(Charts and diagrams as code)
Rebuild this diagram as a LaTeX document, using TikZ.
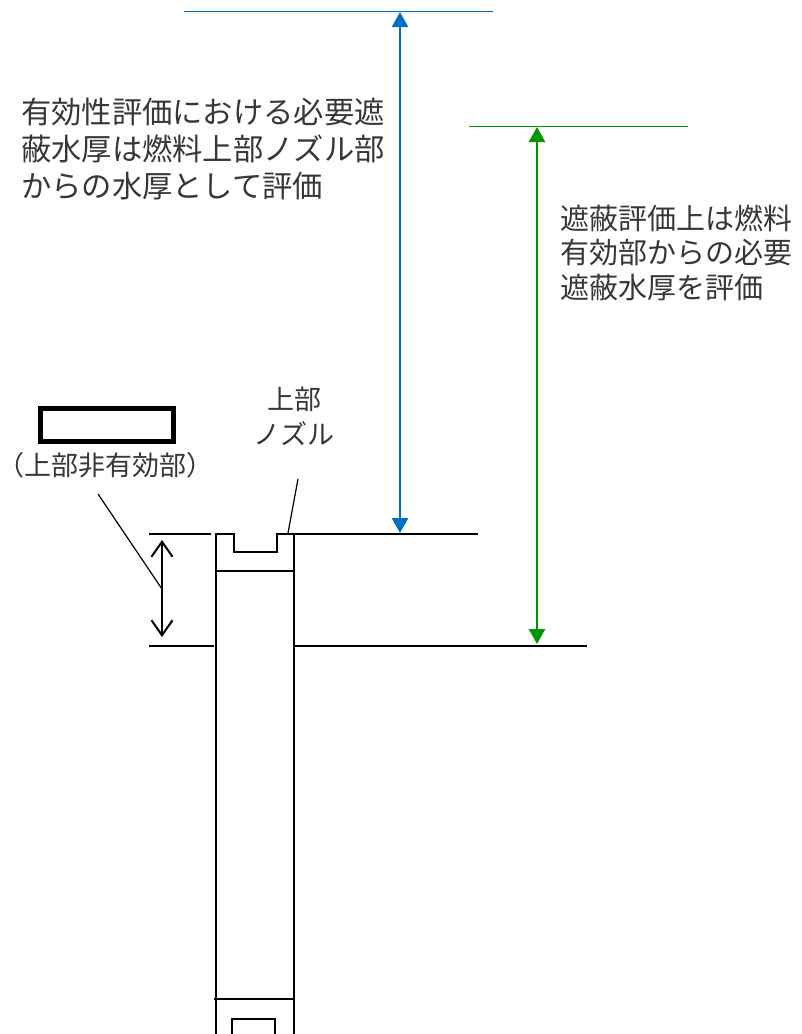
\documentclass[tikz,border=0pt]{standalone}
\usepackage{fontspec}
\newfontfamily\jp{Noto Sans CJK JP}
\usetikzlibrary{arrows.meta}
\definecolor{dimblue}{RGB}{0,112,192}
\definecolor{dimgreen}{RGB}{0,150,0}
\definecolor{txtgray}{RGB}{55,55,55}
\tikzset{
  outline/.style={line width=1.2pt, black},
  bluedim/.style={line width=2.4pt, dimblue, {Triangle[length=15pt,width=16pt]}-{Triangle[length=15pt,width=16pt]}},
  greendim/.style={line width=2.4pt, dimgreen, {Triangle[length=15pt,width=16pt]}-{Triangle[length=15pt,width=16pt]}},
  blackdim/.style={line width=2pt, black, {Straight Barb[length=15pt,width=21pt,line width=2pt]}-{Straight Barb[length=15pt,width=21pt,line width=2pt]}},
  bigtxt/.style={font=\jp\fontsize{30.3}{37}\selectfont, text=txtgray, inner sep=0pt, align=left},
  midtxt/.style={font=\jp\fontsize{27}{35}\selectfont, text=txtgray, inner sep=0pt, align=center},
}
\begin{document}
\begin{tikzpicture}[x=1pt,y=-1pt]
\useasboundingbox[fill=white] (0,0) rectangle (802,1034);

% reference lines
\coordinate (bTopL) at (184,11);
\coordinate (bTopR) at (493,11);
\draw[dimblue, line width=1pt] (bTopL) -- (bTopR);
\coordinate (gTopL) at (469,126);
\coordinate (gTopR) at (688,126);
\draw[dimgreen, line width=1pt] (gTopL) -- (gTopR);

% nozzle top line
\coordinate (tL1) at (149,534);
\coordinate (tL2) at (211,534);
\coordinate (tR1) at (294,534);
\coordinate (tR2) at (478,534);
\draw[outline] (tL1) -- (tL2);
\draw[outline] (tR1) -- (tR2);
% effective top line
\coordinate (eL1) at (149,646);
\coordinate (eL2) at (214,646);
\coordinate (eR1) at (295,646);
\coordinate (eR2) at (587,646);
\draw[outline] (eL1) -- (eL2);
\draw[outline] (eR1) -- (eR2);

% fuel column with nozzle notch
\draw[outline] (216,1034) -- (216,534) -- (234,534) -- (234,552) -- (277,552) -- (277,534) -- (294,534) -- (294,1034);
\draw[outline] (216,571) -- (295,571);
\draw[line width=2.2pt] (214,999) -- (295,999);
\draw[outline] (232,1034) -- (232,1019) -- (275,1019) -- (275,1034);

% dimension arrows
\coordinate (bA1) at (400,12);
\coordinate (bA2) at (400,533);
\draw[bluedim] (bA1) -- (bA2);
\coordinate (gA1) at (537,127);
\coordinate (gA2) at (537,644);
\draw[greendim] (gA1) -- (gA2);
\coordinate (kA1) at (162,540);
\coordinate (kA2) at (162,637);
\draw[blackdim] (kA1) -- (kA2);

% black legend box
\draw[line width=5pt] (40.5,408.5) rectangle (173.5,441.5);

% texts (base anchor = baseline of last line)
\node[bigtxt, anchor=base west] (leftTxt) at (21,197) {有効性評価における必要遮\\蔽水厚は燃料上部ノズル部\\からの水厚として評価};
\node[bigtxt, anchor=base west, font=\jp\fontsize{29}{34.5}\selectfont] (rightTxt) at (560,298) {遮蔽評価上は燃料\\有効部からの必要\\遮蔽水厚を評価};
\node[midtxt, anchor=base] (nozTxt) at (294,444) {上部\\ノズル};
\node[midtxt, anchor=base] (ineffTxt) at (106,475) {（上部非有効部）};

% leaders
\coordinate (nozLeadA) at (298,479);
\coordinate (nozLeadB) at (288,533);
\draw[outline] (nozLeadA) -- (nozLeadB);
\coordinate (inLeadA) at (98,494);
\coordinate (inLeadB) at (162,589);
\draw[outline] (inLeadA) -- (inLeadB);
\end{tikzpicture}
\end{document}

==

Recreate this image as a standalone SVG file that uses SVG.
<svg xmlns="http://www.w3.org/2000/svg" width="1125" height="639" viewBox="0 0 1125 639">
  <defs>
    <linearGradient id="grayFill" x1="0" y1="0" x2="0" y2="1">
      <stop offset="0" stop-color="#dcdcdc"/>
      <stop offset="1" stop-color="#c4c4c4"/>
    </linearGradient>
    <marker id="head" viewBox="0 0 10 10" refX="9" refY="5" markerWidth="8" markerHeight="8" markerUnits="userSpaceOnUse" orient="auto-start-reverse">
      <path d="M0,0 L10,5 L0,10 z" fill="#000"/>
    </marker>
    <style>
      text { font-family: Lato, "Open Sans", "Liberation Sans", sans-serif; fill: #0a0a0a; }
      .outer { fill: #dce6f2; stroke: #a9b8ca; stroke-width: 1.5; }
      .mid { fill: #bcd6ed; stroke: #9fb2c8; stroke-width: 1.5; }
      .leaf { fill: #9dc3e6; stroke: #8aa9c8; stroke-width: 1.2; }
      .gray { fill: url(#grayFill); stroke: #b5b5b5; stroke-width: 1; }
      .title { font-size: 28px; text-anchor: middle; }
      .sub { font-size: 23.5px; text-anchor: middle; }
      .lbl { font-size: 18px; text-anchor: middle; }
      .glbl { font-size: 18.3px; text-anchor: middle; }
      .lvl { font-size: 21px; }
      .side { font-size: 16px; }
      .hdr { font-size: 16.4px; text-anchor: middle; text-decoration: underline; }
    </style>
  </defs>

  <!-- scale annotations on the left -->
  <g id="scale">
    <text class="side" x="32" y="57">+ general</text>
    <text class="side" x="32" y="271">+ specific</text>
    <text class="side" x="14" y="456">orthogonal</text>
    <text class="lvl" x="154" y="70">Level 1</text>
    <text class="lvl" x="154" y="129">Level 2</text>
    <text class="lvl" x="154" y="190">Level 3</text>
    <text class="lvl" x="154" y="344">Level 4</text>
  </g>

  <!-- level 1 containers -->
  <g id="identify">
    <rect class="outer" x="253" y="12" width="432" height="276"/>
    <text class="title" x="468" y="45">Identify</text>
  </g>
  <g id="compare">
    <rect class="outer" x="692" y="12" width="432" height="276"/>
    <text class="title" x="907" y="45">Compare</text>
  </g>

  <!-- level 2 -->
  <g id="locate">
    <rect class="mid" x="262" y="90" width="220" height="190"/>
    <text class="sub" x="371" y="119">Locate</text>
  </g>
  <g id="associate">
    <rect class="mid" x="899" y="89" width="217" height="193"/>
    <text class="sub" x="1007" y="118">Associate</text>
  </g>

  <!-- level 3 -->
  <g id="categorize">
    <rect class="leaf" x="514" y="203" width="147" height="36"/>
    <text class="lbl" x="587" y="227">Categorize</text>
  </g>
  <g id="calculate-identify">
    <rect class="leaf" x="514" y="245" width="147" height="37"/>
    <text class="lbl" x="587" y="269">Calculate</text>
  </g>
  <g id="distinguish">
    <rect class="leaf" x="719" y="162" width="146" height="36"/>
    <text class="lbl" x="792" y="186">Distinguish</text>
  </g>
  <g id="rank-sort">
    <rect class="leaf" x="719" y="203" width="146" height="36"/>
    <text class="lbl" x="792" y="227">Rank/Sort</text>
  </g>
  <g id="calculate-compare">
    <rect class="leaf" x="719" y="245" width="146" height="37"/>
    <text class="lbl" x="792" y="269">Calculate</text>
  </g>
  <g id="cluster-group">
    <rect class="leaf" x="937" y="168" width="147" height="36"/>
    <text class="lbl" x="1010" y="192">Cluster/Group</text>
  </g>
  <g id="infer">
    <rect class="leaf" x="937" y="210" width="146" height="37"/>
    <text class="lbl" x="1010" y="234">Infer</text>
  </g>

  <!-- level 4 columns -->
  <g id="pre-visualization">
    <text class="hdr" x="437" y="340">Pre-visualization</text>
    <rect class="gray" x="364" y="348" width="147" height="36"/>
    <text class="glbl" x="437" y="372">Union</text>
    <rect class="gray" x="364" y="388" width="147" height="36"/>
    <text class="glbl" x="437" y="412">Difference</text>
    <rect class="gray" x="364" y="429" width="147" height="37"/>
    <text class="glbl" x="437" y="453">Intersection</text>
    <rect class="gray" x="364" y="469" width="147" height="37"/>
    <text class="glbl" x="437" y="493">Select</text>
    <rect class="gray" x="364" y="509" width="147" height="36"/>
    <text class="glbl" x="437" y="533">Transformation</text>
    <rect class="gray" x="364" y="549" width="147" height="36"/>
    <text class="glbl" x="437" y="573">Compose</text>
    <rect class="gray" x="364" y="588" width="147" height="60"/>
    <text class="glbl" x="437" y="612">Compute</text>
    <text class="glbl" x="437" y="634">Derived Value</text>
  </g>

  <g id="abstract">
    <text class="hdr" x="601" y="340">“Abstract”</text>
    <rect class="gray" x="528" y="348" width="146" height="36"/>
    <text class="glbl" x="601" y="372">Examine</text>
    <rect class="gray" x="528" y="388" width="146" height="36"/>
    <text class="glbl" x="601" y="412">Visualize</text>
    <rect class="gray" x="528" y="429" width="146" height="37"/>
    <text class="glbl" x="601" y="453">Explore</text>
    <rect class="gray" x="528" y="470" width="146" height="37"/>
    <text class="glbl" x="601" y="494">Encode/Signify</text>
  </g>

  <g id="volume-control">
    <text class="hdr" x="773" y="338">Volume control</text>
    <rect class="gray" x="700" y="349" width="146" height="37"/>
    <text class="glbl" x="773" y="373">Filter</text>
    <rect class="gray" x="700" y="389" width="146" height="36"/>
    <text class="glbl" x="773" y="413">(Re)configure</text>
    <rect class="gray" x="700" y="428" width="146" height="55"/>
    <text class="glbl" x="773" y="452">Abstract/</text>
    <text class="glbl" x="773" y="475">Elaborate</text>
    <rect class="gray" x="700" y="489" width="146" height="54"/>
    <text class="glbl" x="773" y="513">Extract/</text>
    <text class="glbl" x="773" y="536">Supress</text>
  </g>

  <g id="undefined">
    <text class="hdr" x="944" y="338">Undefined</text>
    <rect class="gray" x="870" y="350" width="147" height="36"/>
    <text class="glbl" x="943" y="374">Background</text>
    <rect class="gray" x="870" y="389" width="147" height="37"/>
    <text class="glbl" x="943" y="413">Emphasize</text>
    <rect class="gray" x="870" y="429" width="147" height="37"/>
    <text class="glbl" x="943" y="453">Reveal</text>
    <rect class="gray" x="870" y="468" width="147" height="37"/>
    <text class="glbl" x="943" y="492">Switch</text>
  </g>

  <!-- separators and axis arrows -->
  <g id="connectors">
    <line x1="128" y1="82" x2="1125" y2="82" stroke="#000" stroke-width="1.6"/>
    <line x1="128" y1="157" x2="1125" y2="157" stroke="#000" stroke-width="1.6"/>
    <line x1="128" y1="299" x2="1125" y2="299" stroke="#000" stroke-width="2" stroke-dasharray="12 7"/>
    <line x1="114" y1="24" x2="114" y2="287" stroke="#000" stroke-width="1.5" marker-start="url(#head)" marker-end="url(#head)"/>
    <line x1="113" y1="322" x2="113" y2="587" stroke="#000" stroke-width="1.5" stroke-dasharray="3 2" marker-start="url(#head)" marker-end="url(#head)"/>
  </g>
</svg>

--- Directive ---
Copy each line above containing the string "standalone".

--- Completed task ---
\documentclass[tikz,border=0pt]{standalone}
Recreate this image as a standalone SVG file that uses SVG.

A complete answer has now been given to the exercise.